■ WHAT THE TASK ASKS
Each line below either holds the string "with" or doesn't. Count those that do and give only the number.

■ RECORD EXCERPTS
------------------------------
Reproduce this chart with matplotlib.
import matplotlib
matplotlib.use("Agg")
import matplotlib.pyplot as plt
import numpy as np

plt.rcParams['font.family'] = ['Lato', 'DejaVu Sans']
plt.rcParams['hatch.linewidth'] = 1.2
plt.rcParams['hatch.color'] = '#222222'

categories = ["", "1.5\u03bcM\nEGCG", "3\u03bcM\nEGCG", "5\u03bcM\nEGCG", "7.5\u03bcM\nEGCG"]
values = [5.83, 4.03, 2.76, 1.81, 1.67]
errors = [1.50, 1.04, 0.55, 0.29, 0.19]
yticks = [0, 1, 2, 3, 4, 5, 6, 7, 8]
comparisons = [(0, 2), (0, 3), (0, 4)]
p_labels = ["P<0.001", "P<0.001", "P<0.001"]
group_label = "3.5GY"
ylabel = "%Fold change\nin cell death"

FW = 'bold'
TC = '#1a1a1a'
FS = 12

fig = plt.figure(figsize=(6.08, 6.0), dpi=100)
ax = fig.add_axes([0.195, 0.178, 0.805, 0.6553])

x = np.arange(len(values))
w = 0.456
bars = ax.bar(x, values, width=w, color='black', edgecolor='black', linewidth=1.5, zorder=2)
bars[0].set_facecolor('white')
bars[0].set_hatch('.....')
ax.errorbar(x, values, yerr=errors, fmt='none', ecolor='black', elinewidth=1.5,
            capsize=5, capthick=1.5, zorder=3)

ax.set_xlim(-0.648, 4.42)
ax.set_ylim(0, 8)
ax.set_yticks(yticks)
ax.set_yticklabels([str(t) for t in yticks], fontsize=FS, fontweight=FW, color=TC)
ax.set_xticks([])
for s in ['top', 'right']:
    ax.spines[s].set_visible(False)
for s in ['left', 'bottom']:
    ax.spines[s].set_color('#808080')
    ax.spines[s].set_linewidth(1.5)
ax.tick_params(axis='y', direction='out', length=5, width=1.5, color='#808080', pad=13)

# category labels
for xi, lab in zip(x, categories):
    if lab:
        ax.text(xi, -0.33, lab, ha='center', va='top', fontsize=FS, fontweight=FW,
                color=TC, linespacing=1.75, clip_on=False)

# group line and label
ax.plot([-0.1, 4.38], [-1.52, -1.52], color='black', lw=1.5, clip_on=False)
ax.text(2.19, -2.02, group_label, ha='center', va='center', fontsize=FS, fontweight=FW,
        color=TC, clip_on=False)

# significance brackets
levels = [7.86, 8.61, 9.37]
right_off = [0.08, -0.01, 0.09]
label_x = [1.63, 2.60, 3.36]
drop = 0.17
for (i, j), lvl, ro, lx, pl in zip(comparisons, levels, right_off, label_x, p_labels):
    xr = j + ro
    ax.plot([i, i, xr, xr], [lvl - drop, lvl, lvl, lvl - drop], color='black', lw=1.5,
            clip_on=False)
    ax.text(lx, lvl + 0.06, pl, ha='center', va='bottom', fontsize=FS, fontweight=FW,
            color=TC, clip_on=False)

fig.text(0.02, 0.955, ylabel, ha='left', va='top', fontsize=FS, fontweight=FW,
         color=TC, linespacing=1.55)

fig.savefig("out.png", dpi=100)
------------------------------
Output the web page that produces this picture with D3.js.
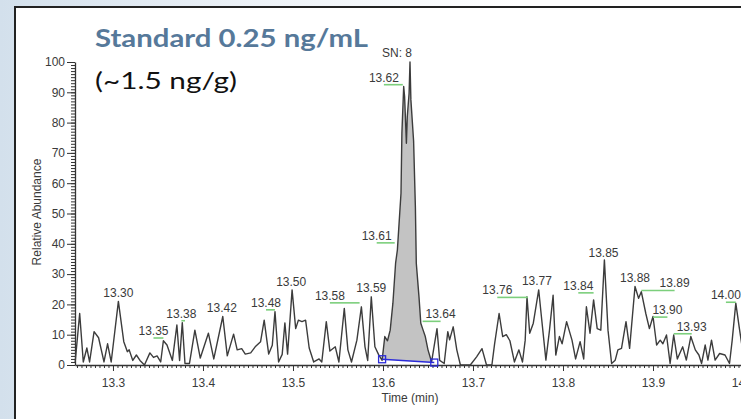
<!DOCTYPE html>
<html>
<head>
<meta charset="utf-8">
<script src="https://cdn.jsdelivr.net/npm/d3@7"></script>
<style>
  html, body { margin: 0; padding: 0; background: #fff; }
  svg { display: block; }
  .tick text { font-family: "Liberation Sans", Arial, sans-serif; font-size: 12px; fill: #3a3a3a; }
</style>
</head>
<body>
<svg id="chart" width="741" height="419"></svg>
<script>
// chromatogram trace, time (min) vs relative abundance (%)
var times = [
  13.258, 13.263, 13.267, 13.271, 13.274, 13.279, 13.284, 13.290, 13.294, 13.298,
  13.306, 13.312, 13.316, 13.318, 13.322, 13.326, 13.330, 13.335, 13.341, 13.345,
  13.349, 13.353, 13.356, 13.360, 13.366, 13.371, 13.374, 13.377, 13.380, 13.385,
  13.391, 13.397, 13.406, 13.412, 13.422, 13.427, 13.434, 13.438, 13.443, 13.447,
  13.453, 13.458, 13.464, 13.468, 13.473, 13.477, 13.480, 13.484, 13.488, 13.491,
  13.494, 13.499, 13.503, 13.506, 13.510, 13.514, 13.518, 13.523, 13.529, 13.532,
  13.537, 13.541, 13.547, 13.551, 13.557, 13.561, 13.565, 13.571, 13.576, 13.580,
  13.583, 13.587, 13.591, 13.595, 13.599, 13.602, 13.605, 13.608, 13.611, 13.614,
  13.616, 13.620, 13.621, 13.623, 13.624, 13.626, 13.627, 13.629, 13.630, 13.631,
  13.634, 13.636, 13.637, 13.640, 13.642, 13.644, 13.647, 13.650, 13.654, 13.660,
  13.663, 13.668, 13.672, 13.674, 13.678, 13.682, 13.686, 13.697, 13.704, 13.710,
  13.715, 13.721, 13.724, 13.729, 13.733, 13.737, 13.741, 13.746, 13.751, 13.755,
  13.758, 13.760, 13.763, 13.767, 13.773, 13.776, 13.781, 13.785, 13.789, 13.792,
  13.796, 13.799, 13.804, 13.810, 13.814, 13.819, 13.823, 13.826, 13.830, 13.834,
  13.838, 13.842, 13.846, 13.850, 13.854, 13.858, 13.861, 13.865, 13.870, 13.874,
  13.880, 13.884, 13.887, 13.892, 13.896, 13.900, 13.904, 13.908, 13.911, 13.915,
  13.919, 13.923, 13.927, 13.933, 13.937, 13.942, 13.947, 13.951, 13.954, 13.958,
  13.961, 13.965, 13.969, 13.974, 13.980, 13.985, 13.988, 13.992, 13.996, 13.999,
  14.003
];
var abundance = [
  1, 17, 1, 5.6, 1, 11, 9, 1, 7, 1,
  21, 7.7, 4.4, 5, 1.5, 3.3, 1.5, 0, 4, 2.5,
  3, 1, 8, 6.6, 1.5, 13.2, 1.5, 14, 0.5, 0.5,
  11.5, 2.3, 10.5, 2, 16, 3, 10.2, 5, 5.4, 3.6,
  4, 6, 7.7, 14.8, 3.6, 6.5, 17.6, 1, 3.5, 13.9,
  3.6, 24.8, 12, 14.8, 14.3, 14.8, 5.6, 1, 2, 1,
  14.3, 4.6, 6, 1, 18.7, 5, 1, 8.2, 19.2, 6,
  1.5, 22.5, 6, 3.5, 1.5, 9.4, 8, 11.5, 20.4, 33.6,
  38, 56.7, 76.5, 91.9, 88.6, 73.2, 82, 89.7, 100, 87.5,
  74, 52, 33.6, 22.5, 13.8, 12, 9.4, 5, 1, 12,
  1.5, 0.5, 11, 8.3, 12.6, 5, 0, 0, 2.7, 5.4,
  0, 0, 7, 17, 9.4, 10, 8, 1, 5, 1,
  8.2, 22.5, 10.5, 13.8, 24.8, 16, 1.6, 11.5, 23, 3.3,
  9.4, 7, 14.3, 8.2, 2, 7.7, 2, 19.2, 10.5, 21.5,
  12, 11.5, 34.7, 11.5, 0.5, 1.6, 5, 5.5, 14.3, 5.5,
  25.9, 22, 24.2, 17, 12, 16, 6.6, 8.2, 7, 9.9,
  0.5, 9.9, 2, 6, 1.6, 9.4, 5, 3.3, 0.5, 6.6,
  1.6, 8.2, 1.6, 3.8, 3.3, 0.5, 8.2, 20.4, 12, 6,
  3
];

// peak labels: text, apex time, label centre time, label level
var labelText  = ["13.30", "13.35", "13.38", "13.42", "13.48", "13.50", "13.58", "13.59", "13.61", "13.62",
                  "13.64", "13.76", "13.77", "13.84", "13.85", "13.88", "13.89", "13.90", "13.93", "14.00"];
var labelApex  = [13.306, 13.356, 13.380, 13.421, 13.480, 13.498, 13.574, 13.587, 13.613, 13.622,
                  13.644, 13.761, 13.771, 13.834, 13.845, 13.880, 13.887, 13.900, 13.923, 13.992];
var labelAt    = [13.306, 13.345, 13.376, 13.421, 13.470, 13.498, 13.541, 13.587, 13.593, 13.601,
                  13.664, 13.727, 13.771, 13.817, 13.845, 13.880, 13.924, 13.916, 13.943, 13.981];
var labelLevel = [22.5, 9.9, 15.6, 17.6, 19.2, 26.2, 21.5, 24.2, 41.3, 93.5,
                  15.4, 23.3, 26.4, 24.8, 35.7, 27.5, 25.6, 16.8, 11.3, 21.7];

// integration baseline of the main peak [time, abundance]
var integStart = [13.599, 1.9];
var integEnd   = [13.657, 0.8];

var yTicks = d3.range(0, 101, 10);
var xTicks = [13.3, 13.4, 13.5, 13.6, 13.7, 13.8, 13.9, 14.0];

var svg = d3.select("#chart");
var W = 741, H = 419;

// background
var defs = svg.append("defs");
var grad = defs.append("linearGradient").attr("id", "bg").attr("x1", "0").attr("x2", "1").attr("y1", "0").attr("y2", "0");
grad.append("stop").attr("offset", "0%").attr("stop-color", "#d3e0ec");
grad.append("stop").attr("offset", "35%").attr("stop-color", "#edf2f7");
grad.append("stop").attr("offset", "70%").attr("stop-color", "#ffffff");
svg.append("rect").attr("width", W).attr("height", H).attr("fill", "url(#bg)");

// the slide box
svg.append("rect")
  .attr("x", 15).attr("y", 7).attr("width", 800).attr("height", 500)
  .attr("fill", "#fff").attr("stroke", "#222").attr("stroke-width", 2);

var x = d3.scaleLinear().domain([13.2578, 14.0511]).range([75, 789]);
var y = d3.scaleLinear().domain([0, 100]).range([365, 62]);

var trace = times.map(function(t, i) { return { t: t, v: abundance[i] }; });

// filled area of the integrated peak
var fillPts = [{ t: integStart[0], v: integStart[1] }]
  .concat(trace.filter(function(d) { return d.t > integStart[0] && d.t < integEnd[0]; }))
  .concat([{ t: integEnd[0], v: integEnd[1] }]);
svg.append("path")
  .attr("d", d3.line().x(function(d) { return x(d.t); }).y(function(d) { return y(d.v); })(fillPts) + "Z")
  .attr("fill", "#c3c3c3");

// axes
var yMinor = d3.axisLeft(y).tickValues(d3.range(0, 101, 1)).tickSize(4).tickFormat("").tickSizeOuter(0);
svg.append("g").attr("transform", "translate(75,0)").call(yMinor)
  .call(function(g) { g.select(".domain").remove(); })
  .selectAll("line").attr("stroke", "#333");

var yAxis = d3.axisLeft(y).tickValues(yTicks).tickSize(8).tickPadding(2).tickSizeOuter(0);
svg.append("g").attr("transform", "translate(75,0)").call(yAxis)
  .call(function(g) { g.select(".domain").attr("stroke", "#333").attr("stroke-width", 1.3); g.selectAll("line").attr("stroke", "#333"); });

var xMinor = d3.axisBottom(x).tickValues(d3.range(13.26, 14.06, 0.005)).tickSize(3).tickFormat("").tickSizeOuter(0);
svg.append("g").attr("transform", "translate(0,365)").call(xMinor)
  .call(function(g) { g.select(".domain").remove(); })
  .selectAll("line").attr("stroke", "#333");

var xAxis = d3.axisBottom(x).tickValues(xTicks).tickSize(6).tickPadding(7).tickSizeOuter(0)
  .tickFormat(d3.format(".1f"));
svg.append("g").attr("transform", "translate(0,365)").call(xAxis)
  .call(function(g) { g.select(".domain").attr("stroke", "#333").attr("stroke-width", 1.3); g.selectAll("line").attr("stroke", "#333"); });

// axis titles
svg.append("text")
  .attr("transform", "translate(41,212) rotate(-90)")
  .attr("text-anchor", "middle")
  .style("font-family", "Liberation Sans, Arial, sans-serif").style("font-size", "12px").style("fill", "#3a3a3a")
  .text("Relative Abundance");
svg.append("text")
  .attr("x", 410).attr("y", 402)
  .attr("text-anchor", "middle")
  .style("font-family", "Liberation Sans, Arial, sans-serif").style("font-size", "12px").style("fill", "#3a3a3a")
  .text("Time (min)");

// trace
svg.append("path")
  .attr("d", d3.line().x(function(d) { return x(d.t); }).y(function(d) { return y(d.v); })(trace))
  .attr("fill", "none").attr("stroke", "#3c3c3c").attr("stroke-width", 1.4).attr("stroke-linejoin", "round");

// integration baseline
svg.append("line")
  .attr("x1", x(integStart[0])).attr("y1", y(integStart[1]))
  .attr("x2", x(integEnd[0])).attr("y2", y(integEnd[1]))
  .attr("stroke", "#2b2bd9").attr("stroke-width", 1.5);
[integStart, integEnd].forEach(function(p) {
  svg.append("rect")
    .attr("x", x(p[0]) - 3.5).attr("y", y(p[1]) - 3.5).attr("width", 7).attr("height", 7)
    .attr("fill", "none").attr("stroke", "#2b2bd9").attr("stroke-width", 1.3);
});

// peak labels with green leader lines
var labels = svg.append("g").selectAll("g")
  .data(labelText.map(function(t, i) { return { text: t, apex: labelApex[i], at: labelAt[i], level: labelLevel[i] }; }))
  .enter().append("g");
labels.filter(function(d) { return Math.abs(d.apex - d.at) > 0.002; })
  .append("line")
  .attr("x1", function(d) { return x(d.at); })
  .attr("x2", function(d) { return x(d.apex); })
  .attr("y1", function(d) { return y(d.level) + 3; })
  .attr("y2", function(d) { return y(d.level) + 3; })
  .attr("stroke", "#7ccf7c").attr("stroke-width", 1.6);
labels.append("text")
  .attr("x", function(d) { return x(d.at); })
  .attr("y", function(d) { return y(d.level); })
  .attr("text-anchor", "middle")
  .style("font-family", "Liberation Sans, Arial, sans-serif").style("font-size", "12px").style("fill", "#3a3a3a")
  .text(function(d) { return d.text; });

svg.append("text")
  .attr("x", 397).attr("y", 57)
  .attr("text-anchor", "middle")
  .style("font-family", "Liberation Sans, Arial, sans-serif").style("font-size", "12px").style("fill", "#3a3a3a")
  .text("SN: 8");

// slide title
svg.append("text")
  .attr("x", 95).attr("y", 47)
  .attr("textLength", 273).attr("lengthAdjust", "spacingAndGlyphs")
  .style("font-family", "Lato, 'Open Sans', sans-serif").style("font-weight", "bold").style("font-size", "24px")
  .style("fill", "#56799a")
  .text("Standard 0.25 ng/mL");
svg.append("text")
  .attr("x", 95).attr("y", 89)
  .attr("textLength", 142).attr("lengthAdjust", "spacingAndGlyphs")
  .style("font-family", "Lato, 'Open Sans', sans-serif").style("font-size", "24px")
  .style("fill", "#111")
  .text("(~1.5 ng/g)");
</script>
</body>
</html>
------------------------------
■ FINAL RESULT
3